Drug program provides housing for mothers in recovery.
Delaware’s battle against opioid addiction doesn’t just affect adults.
In 2017, 450 children were born addicted to drugs in the state, according to the Department of Services for Children, Youth and Their Families.
Recovering addict Julie Wyatt, a sober-living manager at Connections Community Support Programs, works with mothers to help them stay clean through a Connections initiative called Mommy & Me Houses.
The program specializes in a structured living environment in a home where addicted mothers, and up to two children per mom, can be housed in a safe and affordable place. Moms and kids can stay for up to 18 months.
For the mothers, one of the main requirements is full custody of their child or that they are working on their case with the Division of Family Services to gain custody.
Women are required to go to support meetings, get a sponsor and be willing to work at least 35 hours per week at a job.

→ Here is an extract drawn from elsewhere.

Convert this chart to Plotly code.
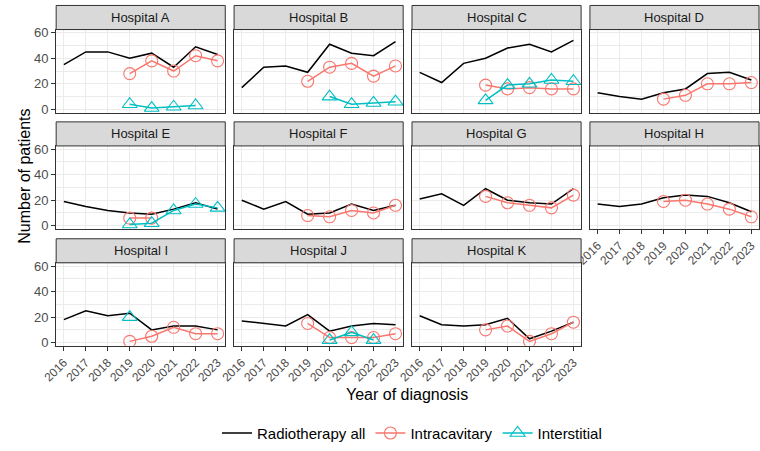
import plotly.graph_objects as go

years = [2016, 2017, 2018, 2019, 2020, 2021, 2022, 2023]
sub_years = [2019, 2020, 2021, 2022, 2023]
hospitals = ["Hospital A", "Hospital B", "Hospital C", "Hospital D",
             "Hospital E", "Hospital F", "Hospital G", "Hospital H",
             "Hospital I", "Hospital J", "Hospital K"]

radiotherapy_all = [
    [35, 45, 45, 40, 44, 33, 49, 43],
    [17, 33, 34, 29, 51, 44, 42, 53],
    [29, 21, 36, 40, 48, 51, 45, 54],
    [13, 10, 8, 13, 16, 28, 29, 23],
    [19, 15, 12, 10, 9, 13, 18, 13],
    [20, 13, 19, 9, 10, 17, 12, 16],
    [21, 25, 16, 29, 20, 18, 17, 29],
    [17, 15, 17, 22, 24, 23, 18, 11],
    [18, 25, 21, 23, 10, 13, 13, 10],
    [17, 15, 13, 22, 9, 13, 15, 14],
    [21, 14, 13, 14, 19, 3, 9, 16],
]
intracavitary = [
    [28, 38, 30, 42, 38],
    [22, 33, 36, 26, 34],
    [19, 16, 17, 16, 16],
    [8, 11, 20, 20, 21],
    [6, 6, None, None, None],
    [8, 7, 12, 10, 16],
    [23, 18, 16, 14, 24],
    [19, 20, 17, 13, 7],
    [1, 5, 12, 7, 7],
    [15, 4, 4, 4, 7],
    [10, 13, 1, 7, 16],
]
interstitial = [
    [4, 1, 2, 3, None],
    [None, 10, 4, 5, 6],
    [7, 19, 20, 23, 22],
    [None] * 5,
    [1, 2, 12, 17, 14],
    [None] * 5,
    [None] * 5,
    [None] * 5,
    [20, None, None, None, None],
    [None, 2, 8, 2, None],
    [None] * 5,
]

W, H = 760, 451
FONT = "Liberation Sans, Arial, sans-serif"
RED = "#F8766D"
CYAN = "#00BFC4"
BORDER = "#333333"
GRID = "#EBEBEB"

col_x = [(42, 214.5), (223.5, 396), (405, 577.5), (586.5, 759)]
row_y = [(1.5, 26, 110.5), (120, 144.5, 229), (239, 263.5, 348)]  # strip top, plot top, plot bottom

fig = go.Figure()
shapes = []
annotations = []
shown = set()

for i, name in enumerate(hospitals):
    r, c = divmod(i, 4)
    k = i + 1
    xa = "x" if k == 1 else f"x{k}"
    ya = "y" if k == 1 else f"y{k}"
    x0, x1 = col_x[c]
    st, pt, pb = row_y[r]
    bottom = (r == 2) or (r == 1 and c == 3)
    left = (c == 0)

    fig.add_trace(go.Scatter(
        x=years, y=radiotherapy_all[i], mode="lines", name="Radiotherapy all",
        line=dict(color="black", width=1.5), xaxis=xa, yaxis=ya,
        legendgroup="all", showlegend="all" not in shown))
    shown.add("all")
    fig.add_trace(go.Scatter(
        x=sub_years, y=intracavitary[i], mode="lines+markers", name="Intracavitary",
        line=dict(color=RED, width=1.5),
        marker=dict(symbol="circle-open", size=12, color=RED, line=dict(width=1.1)),
        xaxis=xa, yaxis=ya, legendgroup="intra", showlegend="intra" not in shown))
    shown.add("intra")
    if any(v is not None for v in interstitial[i]):
        fig.add_trace(go.Scatter(
            x=sub_years, y=interstitial[i], mode="lines+markers", name="Interstitial",
            line=dict(color=CYAN, width=1.5),
            marker=dict(symbol="triangle-up-open", size=13, color=CYAN, line=dict(width=1.1)),
            xaxis=xa, yaxis=ya, legendgroup="inter", showlegend="inter" not in shown))
        shown.add("inter")

    xdom = [x0 / W, x1 / W]
    ydom = [1 - pb / H, 1 - pt / H]
    fig.update_layout(**{
        ("xaxis" if k == 1 else f"xaxis{k}"): dict(
            domain=xdom, anchor=ya, range=[2015.65, 2023.35],
            tickmode="array", tickvals=years, ticktext=[str(y) for y in years],
            showticklabels=bottom, ticks="outside" if bottom else "",
            ticklen=4, tickcolor=BORDER, tickwidth=1, tickangle=-45,
            tickfont=dict(family=FONT, size=12, color="#4D4D4D"),
            showgrid=True, gridcolor=GRID, gridwidth=1, zeroline=False,
            showline=True, mirror=True, linecolor=BORDER, linewidth=1),
        ("yaxis" if k == 1 else f"yaxis{k}"): dict(
            domain=ydom, anchor=xa, range=[-2.5, 62.5],
            tickmode="array", tickvals=[0, 20, 40, 60],
            showticklabels=left, ticks="outside" if left else "",
            ticklen=4, tickcolor=BORDER, tickwidth=1,
            tickfont=dict(family=FONT, size=13, color="#4D4D4D"),
            showgrid=True, gridcolor=GRID, gridwidth=1, zeroline=False,
            minor=dict(tickvals=[10, 30, 50], showgrid=True, gridcolor=GRID, gridwidth=0.6),
            showline=True, mirror=True, linecolor=BORDER, linewidth=1),
    })
    shapes.append(dict(type="rect", xref="paper", yref="paper",
                       x0=x0 / W, x1=x1 / W, y0=1 - pt / H, y1=1 - st / H,
                       fillcolor="#D9D9D9", line=dict(color=BORDER, width=1), layer="above"))
    annotations.append(dict(text=name, xref="paper", yref="paper",
                            x=(x0 + x1) / 2 / W, y=1 - (st + pt) / 2 / H,
                            xanchor="center", yanchor="middle", showarrow=False,
                            font=dict(family=FONT, size=13, color="#1A1A1A")))

annotations.append(dict(text="Number of patients", xref="paper", yref="paper",
                        x=10 / W, y=1 - 175 / H, textangle=-90, showarrow=False,
                        xanchor="center", yanchor="middle",
                        font=dict(family=FONT, size=16, color="black")))
annotations.append(dict(text="Year of diagnosis", xref="paper", yref="paper",
                        x=400 / W, y=1 - 398 / H, showarrow=False,
                        xanchor="center", yanchor="middle",
                        font=dict(family=FONT, size=16, color="black")))

fig.update_layout(
    width=W, height=H, margin=dict(l=0, r=0, t=0, b=0),
    paper_bgcolor="white", plot_bgcolor="white",
    shapes=shapes, annotations=annotations,
    legend=dict(orientation="h", x=405 / W, y=1 - 437 / H, xanchor="center", yanchor="middle",
                font=dict(family=FONT, size=15, color="black"), bgcolor="rgba(0,0,0,0)",
                traceorder="normal"),
    font=dict(family=FONT),
)

fig.write_html("out.html")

Wyatt said Mommy & Me is particularly important for someone in early recovery from addiction, so most moms in the program are there with very young children.
“Most of the time when women are pregnant is when they receive treatment,” she said. “They want to get clean whenever they get pregnant. A lot of them do it for the child at first. Then they start to focus on themselves.”
Four Mommy & Me houses have a total of 30 beds. In 2016, the first opened in Milford and has 10 beds; the second Milford house has four; and the Lewes and Seaford houses each have eight.
Houses are staffed and supervised 24 hours a day, and childcare is provided.
Most of the residents are treated in an Intensive Outpatient Program at a Connections clinic from 7 a.m. to noon, three days a week for about 45 days.
Morgan Chambers, house manager for sober living, can relate and inspire the mothers because, although she doesn’t have kids, she’s had a bout with addiction.
Chambers has been in recovery from alcohol abuse for over a year.
“I was exactly where they’re at a year and a half ago,” Chambers said. “I’ve been in the same struggles they’ve been through. I’ve seen it all. I want them to always look at me and think it’s possible.”
Andrew Schmidt, director of Connections’ living sober program, said moms living in a house with other women in recovery is a good way for them to build each other up.
“If you weren’t going to go to a meeting, yet other people in the house are going, it can motivate you,” he said.